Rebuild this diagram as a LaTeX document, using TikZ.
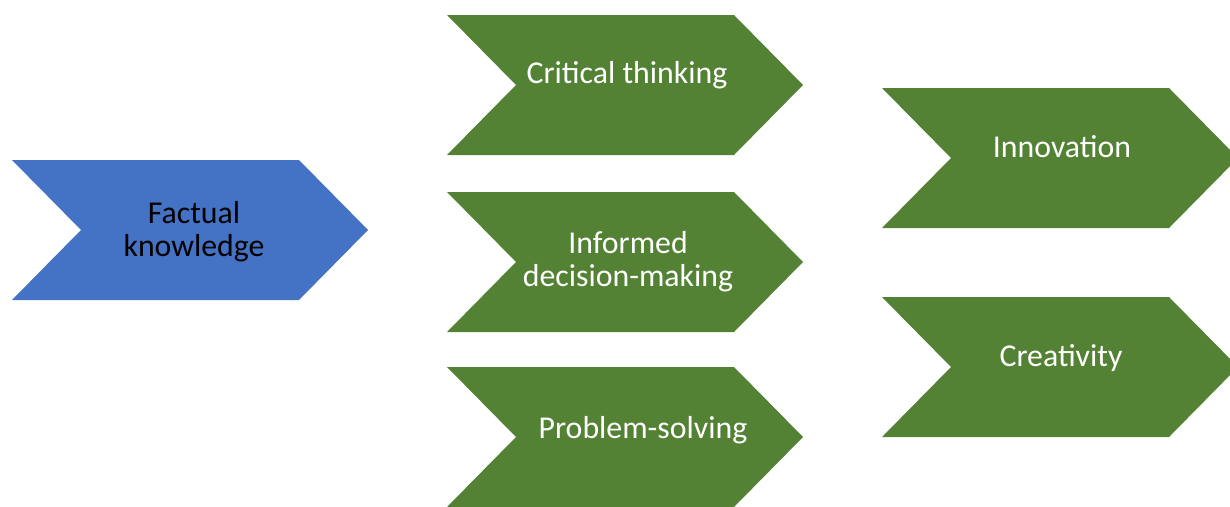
\documentclass[tikz,border=0pt]{standalone}
\usepackage{fontspec}
\setmainfont{Carlito}
\definecolor{chevblue}{HTML}{4472C4}
\definecolor{chevgreen}{HTML}{548235}
\tikzset{
  lbl/.style={font=\fontsize{31.8}{33}\selectfont, anchor=base, inner sep=0pt, align=center},
}
% chevron with top-left corner at (#1,#2), 356 wide, 140 high
\newcommand{\chevron}[3]{%
  \fill[#3] (#1,#2) -- ++(287,0) -- ++(69,70) -- ++(-69,70) -- ++(-287,0) -- ++(69,-70) -- cycle;}
\begin{document}
\begin{tikzpicture}[x=1pt,y=-1pt]
  \useasboundingbox (0,0) rectangle (1230,506);
  \begin{scope}
    \clip (0,0) rectangle (1230,506);
    \chevron{12}{160}{chevblue}
    \chevron{447}{15}{chevgreen}
    \chevron{447}{192}{chevgreen}
    \chevron{447}{367}{chevgreen}
    \chevron{882}{88}{chevgreen}
    \chevron{882}{297}{chevgreen}
  \end{scope}
  % base anchor of a two-line label sits on its last line
  \node[lbl, text=black] (fact) at (194,256) {Factual\\knowledge};
  \node[lbl, text=white] (crit) at (627,83) {Critical thinking};
  \node[lbl, text=white] (info) at (628,286) {Informed\\decision-making};
  \node[lbl, text=white] (prob) at (643,438) {Problem-solving};
  \node[lbl, text=white] (innov) at (1062,157) {Innovation};
  \node[lbl, text=white] (creat) at (1061,366) {Creativity};
\end{tikzpicture}
\end{document}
++++
Copy out each line exactly, without the pictures.

SOLUTION BELOW:
Rebuild this diagram as a LaTeX document, using TikZ.
\documentclass[tikz,border=0pt]{standalone}
\usepackage{fontspec}
\setmainfont{Carlito}
\definecolor{chevblue}{HTML}{4472C4}
\definecolor{chevgreen}{HTML}{548235}
\tikzset{
  lbl/.style={font=\fontsize{31.8}{33}\selectfont, anchor=base, inner sep=0pt, align=center},
}
% chevron with top-left corner at (#1,#2), 356 wide, 140 high
\newcommand{\chevron}[3]{%
  \fill[#3] (#1,#2) -- ++(287,0) -- ++(69,70) -- ++(-69,70) -- ++(-287,0) -- ++(69,-70) -- cycle;}
\begin{document}
\begin{tikzpicture}[x=1pt,y=-1pt]
  \useasboundingbox (0,0) rectangle (1230,506);
  \begin{scope}
    \clip (0,0) rectangle (1230,506);
    \chevron{12}{160}{chevblue}
    \chevron{447}{15}{chevgreen}
    \chevron{447}{192}{chevgreen}
    \chevron{447}{367}{chevgreen}
    \chevron{882}{88}{chevgreen}
    \chevron{882}{297}{chevgreen}
  \end{scope}
  % base anchor of a two-line label sits on its last line
  \node[lbl, text=black] (fact) at (194,256) {Factual\\knowledge};
  \node[lbl, text=white] (crit) at (627,83) {Critical thinking};
  \node[lbl, text=white] (info) at (628,286) {Informed\\decision-making};
  \node[lbl, text=white] (prob) at (643,438) {Problem-solving};
  \node[lbl, text=white] (innov) at (1062,157) {Innovation};
  \node[lbl, text=white] (creat) at (1061,366) {Creativity};
\end{tikzpicture}
\end{document}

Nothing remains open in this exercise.